Quote, line for line, the entries from the first through the one containing "var_f2 = [4.76, 4.39, 2.35, -1.21, -2.33, -2.31, -2.89]". Pictures are left out.

::::::::

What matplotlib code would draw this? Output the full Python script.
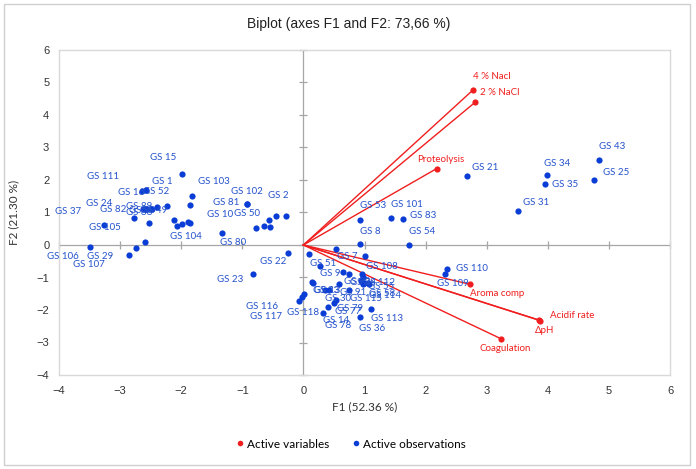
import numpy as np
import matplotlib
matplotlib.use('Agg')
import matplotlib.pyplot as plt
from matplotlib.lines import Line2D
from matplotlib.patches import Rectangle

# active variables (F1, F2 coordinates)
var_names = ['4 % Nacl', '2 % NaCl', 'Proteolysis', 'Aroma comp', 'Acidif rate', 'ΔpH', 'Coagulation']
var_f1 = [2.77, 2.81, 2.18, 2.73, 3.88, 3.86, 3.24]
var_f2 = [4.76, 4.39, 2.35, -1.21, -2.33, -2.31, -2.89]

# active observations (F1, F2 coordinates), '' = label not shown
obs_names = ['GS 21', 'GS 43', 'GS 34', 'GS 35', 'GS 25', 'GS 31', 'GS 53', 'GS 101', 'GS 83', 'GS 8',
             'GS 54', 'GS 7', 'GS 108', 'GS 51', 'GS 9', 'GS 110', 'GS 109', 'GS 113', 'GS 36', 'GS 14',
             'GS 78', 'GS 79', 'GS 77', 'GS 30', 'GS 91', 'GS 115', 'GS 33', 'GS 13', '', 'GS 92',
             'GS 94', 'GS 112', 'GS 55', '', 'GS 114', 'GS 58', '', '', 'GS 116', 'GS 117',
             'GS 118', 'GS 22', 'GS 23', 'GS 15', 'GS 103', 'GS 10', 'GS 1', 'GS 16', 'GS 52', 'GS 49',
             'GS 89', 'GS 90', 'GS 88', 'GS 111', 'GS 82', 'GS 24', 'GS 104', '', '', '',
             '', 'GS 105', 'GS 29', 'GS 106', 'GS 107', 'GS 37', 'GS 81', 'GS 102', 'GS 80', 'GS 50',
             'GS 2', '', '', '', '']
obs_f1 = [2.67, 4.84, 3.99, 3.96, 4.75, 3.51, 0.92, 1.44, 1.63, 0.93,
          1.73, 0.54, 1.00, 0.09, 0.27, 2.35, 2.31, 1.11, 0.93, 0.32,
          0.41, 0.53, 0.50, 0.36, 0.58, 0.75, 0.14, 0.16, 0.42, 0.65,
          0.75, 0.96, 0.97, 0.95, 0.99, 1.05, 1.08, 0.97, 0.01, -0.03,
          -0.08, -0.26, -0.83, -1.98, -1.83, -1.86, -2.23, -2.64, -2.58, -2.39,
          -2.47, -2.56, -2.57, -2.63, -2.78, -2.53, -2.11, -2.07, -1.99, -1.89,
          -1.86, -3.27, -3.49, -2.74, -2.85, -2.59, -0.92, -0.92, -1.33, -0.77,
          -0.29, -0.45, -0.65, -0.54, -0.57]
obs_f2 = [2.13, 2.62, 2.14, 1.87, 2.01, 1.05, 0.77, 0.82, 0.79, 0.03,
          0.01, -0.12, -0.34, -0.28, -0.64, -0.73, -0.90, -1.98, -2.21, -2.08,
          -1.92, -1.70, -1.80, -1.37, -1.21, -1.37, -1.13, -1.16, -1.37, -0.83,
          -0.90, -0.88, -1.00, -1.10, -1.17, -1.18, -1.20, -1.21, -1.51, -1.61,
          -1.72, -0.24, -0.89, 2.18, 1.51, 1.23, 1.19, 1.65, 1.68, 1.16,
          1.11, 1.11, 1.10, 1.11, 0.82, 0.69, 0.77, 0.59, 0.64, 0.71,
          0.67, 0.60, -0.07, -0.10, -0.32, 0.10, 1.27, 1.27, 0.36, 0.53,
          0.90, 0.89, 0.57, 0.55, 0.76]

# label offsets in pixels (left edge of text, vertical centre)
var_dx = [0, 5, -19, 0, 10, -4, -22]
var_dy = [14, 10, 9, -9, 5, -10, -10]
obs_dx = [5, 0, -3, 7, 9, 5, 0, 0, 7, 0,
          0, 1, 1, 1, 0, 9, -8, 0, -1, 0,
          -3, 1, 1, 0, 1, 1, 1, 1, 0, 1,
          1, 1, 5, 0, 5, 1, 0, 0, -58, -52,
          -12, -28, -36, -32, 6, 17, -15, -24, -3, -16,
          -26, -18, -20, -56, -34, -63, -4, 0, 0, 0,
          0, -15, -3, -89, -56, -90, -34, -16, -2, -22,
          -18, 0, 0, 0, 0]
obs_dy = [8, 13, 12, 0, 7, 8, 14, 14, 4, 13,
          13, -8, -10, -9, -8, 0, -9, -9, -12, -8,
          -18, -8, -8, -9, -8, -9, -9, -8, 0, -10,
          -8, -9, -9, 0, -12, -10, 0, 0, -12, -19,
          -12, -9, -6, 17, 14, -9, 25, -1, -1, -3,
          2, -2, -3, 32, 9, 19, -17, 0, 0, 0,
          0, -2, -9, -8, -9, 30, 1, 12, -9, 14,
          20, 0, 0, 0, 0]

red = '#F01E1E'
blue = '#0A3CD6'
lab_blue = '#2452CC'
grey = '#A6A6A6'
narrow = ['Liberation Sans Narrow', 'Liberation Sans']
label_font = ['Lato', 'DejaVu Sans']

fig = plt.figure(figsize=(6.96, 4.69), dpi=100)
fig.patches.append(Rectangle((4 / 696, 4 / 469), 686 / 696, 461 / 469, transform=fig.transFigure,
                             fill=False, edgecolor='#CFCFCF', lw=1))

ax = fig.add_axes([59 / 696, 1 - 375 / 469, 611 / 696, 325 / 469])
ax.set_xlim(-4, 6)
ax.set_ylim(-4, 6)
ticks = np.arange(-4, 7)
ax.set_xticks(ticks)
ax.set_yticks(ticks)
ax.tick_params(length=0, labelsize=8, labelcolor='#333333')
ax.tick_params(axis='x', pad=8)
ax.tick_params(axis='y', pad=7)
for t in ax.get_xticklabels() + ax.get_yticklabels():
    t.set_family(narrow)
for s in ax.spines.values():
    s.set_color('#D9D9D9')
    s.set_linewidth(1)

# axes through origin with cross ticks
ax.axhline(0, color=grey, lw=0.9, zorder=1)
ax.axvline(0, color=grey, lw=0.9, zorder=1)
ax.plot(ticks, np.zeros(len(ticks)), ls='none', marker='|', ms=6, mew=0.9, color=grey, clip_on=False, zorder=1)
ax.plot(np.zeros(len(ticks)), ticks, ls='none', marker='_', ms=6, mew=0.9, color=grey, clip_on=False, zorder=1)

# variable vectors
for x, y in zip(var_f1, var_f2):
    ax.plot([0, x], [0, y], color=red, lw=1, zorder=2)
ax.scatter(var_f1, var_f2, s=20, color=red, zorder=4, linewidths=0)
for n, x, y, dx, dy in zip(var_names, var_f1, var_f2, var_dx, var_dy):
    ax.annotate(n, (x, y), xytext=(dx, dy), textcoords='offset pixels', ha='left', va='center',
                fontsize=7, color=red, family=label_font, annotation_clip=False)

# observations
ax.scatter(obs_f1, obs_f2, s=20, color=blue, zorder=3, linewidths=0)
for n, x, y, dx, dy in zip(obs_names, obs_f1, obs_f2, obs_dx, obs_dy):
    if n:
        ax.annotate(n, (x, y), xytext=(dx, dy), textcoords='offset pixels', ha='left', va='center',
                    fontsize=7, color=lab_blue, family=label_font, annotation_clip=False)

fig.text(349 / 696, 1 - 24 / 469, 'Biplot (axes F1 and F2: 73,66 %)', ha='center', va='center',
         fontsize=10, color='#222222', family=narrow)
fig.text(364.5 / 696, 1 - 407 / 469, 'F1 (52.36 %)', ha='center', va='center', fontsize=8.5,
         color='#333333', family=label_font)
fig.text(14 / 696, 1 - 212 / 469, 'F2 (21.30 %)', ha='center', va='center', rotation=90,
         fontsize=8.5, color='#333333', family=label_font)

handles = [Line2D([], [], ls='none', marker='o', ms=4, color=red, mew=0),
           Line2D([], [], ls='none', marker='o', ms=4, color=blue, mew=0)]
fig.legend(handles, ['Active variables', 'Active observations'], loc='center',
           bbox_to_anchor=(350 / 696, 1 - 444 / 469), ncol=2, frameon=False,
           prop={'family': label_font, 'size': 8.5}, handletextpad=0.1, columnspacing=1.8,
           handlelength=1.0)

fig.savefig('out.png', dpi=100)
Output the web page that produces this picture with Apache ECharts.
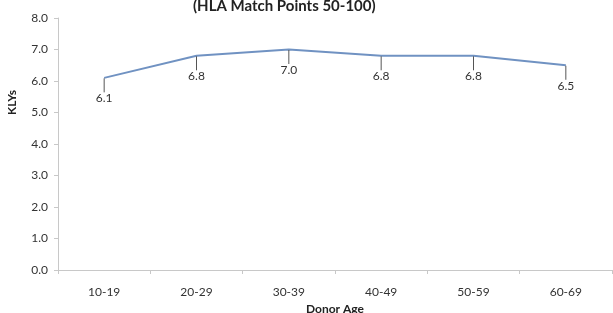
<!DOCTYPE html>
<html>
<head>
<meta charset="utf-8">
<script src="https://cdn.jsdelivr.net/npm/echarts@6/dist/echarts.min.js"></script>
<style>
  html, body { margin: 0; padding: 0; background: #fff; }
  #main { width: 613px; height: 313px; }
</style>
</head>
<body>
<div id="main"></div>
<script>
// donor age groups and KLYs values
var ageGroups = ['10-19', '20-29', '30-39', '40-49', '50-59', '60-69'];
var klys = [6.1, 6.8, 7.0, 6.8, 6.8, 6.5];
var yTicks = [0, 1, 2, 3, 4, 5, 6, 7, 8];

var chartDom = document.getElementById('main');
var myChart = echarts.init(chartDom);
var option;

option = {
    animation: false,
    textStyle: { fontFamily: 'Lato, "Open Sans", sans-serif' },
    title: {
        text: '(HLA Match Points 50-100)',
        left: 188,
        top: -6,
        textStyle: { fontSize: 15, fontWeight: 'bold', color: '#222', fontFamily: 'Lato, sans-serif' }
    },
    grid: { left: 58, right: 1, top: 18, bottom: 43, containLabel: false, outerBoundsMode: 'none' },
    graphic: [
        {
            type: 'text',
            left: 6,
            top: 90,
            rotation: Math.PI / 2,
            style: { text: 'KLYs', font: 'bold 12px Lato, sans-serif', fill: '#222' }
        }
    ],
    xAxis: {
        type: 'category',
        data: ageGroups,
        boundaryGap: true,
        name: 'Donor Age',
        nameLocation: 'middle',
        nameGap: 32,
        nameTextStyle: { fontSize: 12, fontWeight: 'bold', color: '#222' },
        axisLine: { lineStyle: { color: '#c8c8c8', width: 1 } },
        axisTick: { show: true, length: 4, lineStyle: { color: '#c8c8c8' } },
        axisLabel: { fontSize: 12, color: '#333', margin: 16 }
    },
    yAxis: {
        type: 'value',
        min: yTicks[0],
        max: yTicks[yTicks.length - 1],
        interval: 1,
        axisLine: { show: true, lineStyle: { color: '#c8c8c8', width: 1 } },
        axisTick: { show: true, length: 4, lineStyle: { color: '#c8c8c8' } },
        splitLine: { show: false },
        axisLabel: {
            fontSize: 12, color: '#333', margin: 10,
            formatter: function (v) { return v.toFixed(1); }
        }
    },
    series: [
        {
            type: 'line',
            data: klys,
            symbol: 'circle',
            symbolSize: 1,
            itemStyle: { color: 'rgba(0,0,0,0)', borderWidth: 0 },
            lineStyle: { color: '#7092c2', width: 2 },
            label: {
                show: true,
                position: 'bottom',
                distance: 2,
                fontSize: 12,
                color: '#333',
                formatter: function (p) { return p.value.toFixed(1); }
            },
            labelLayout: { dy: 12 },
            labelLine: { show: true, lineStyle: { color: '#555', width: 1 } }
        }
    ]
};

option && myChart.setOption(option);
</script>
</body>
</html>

::::::::

- **Result for this task**
What matplotlib code would draw this? Output the full Python script.
import numpy as np
import matplotlib
matplotlib.use('Agg')
import matplotlib.pyplot as plt
from matplotlib.lines import Line2D
from matplotlib.patches import Rectangle

# active variables (F1, F2 coordinates)
var_names = ['4 % Nacl', '2 % NaCl', 'Proteolysis', 'Aroma comp', 'Acidif rate', 'ΔpH', 'Coagulation']
var_f1 = [2.77, 2.81, 2.18, 2.73, 3.88, 3.86, 3.24]
var_f2 = [4.76, 4.39, 2.35, -1.21, -2.33, -2.31, -2.89]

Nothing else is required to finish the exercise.